Challenge
Lines containing the word "this" should be extracted in full.

Data
** Begin **

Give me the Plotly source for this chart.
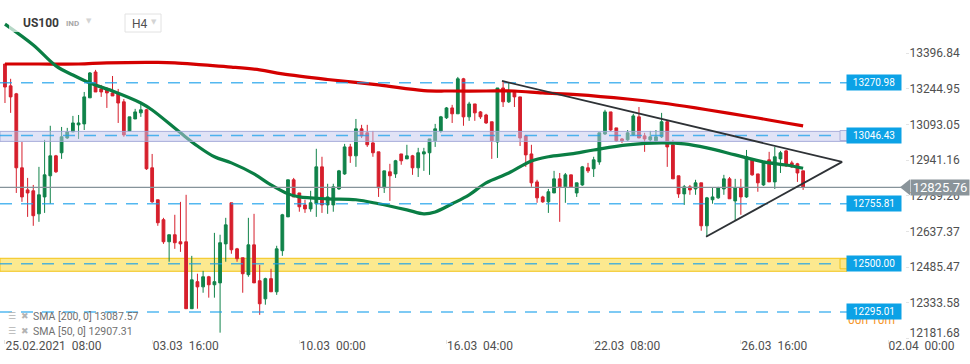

** End **
** Begin **

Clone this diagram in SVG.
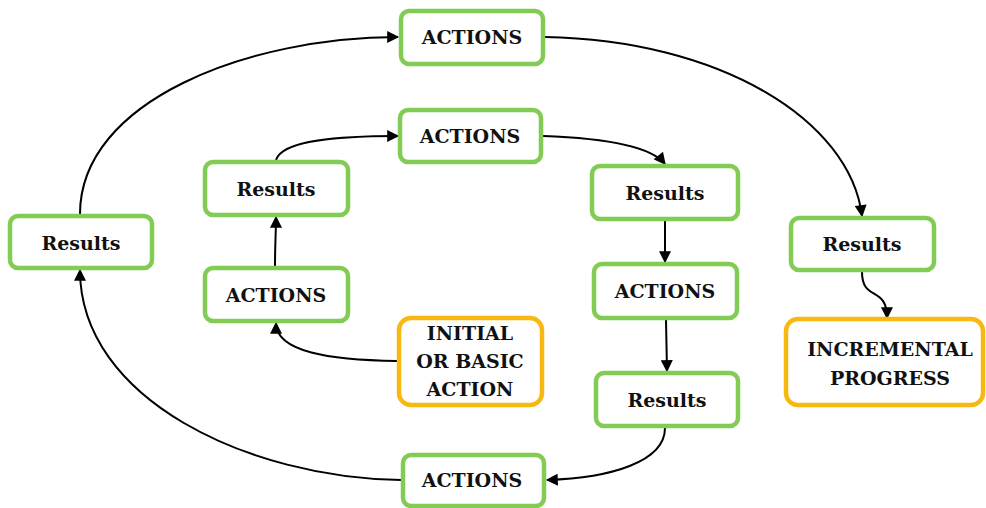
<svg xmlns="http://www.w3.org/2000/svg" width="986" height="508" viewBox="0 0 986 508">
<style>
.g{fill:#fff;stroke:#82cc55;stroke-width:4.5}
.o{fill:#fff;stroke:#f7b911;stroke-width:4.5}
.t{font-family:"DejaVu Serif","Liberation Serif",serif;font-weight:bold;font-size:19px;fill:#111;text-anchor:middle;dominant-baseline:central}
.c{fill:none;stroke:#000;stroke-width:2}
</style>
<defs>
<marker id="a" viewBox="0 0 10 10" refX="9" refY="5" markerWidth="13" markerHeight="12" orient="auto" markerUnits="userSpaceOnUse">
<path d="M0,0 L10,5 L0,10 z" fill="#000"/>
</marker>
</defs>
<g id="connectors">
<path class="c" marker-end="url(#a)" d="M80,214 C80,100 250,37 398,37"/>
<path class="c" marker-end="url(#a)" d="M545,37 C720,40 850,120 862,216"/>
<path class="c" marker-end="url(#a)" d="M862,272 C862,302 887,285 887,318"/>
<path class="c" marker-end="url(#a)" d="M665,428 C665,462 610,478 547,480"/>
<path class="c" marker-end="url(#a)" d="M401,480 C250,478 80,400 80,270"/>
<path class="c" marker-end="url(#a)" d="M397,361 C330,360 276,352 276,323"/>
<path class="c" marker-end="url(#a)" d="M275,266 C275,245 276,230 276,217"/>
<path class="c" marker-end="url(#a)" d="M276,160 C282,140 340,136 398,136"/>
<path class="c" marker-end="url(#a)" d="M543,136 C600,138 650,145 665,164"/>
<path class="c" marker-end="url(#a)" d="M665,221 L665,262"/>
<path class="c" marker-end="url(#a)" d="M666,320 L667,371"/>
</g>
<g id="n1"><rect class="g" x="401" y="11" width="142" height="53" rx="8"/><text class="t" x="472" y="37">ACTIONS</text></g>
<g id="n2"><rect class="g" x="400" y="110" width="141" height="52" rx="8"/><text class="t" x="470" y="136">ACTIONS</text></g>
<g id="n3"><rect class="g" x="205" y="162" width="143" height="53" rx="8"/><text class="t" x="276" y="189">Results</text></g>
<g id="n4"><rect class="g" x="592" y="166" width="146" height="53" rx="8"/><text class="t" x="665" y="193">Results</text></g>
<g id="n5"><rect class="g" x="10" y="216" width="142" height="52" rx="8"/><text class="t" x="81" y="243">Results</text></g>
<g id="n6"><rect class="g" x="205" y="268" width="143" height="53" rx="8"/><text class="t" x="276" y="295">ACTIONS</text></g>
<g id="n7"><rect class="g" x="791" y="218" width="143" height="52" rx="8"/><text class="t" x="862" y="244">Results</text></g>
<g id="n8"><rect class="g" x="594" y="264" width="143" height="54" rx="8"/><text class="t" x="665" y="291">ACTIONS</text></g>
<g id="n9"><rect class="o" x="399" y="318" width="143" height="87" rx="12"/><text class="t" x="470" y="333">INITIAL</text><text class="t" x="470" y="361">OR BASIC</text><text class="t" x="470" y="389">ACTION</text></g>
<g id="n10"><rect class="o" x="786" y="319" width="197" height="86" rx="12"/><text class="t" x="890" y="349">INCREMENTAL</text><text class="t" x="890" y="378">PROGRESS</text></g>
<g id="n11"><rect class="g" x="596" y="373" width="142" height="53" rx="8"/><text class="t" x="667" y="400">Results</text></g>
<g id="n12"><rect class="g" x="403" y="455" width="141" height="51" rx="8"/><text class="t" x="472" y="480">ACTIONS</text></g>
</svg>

** End **

Answer for the task
Give me the Plotly source for this chart.
Clone this diagram in SVG.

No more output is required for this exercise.